Bigga than Ben is a 2008 British black comedy film written and directed by Suzie Halewood. The film is based on the 1999 Russian novel of the same name.

It was released on 10 October 2008 in the United Kingdom and 18 November 2008 in the United States. It stars Ben Barnes, Andrei Chadov, Ovidiu Matesan and Hero Fiennes-Tiffin.

Plot
This dark comedy from the UK, is a tale of two selfish, wayward young Russian backpackers who come to London in an attempt to amass an easy fortune.

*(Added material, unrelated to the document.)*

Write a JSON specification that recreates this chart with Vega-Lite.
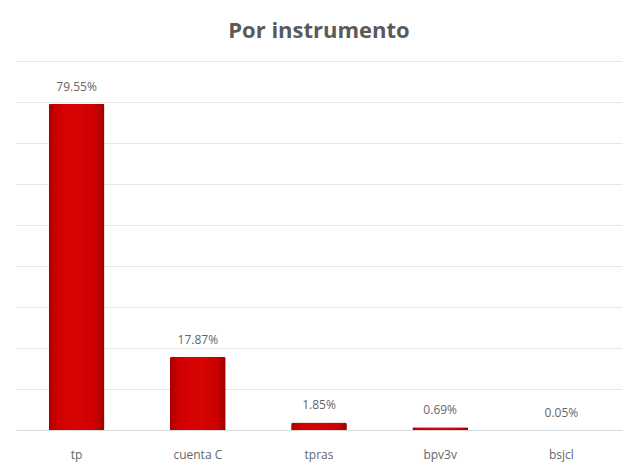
{
  "$schema": "https://vega.github.io/schema/vega-lite/v6.json",
  "autosize": "none",
  "width": 606,
  "height": 369,
  "padding": {"left": 16, "top": 61, "right": 4, "bottom": 32},
  "background": "white",
  "title": {
    "text": "Por instrumento",
    "fontSize": 22,
    "fontWeight": "bold",
    "font": "Open Sans",
    "color": "#5a5a5a",
    "offset": 18,
    "anchor": "middle"
  },
  "config": {"view": {"stroke": null}},
  "data": {
    "values": [
      {"instrumento": "tp", "share": 0.7955},
      {"instrumento": "cuenta C", "share": 0.1787},
      {"instrumento": "tpras", "share": 0.0185},
      {"instrumento": "bpv3v", "share": 0.0069},
      {"instrumento": "bsjcl", "share": 0.0005}
    ]
  },
  "encoding": {
    "x": {
      "field": "instrumento",
      "type": "nominal",
      "sort": null,
      "scale": {"paddingInner": 0.54, "paddingOuter": 0.27},
      "axis": {
        "title": null,
        "labelAngle": 0,
        "ticks": false,
        "labelPadding": 19,
        "labelFont": "Open Sans",
        "labelFontSize": 12,
        "labelColor": "#666666",
        "domainColor": "#d9d9d9",
        "domainWidth": 1
      }
    },
    "y": {
      "field": "share",
      "type": "quantitative",
      "scale": {"domain": [0, 0.9], "nice": false},
      "axis": {
        "title": null,
        "labels": false,
        "ticks": false,
        "domain": false,
        "values": [0.1, 0.2, 0.3, 0.4, 0.5, 0.6, 0.7, 0.8, 0.9],
        "gridColor": "#e6e6e6",
        "gridWidth": 1
      }
    }
  },
  "layer": [
    {
      "mark": {
        "type": "bar",
        "cornerRadiusTopLeft": 2,
        "cornerRadiusTopRight": 2,
        "color": {
          "gradient": "linear",
          "x1": 0, "x2": 1, "y1": 0, "y2": 0,
          "stops": [
            {"offset": 0, "color": "#a80000"},
            {"offset": 0.15, "color": "#d00000"},
            {"offset": 0.5, "color": "#d80404"},
            {"offset": 0.85, "color": "#cc0000"},
            {"offset": 1, "color": "#9a0000"}
          ]
        }
      }
    },
    {
      "mark": {
        "type": "text",
        "baseline": "bottom",
        "dy": -10,
        "font": "Open Sans",
        "fontSize": 12,
        "color": "#666666"
      },
      "encoding": {
        "text": {"field": "share", "type": "quantitative", "format": ".2%"}
      }
    }
  ]
}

But it's not too long before Spiker and Cobakka realize that legally, they aren't going to get very far. So, aided by the dodgy Artash they learn to shoplift from supermarkets, rip off banks, joyride on the London Underground and turn mobile phones into crack cocaine.

Cast
Ben Barnes as Cobakka
Andrei Chadov as Spiker
Ovidiu Matesan as Artash
Hero Fiennes-Tiffin as Spartak

Critical reception
Bigga than Ben received generally favourable reviews from critics. The review aggregator Rotten Tomatoes reported that 60% of critics gave the film positive reviews. The film was nominated for Best Narrative Film at Austin Film Festival, played Best of the Fest at Edinburgh, Won Best Comedy Film at Los Angeles DIY FF and made The Times Top 100 Films of that year.

Cosmo Landesman in The Sunday Times gave the film four stars and said the film was "Dark, funny, charming, fast, immoral, decadent  and delightful. The best double act buddies since Butch Cassidy & the Sundance Kid."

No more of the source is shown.